NEW YORK (TheStreet) -- Federal Reserve Chair Janet Yellen will try not to disrupt markets during her testimony today, learning from her past mistakes, as well as from those made by her predecessor, Ben Bernanke.
Yellen was scheduled to speak in front of the Joint Economic Committee this morning, with traders hanging on her every word to determine when the Fed will raise benchmark rates.
Yellen's job is to keep the faith in markets by continuing her stance that the economy is improving and that the central bank's stimulus program will continue to be unwound.
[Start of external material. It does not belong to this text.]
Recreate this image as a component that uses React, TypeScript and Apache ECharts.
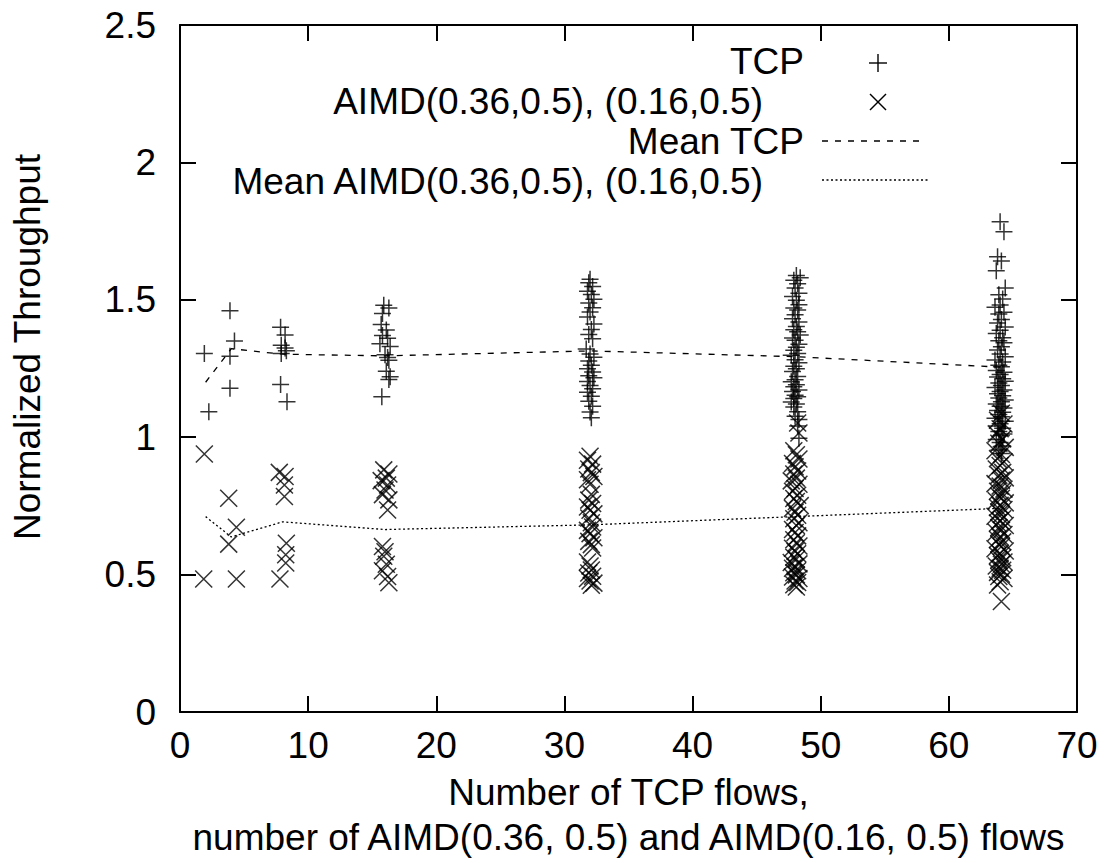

If she deviates too far, as she did in March when she suggested rates could rise as soon as six months after tapering ends, stocks could crash lower as the market will be caught off guard.
Although the headline labor market figure looked great last Friday as 288,000 jobs were added in April, many economists see holes in the economy. For example, the labor force declined by 806,000 workers in April, the fourth-largest decline since the Department of Labor began recording the statistic in 1948.
A mixed labor market -- alongside lackluster economic growth -- means that Yellen probably shouldn't be too bold this time around and suggest that rates will rise any sooner than the summer of next year.
If she needs a reminder of the effects a bold prediction can have, she can look at her comments in March and also back to last May when Bernanke hinted that the Fed was considering reducing its stimulus program over the next few meetings.
His comments set off a multi-month decline in iShares Barclays 20+ Year Treasury Bond (TLT), as well as a quick move lower in equities.
For now, the SPDR S&P 500 (SPY) looks to be stuck under large resistance at the 190 level, and other high-beta equity indexes have already sold off earlier this year.
If Yellen is caught off guard at any point during her testimony and says something that differs from the perceived script of the Fed, volatility could spike, leading equities to sell off.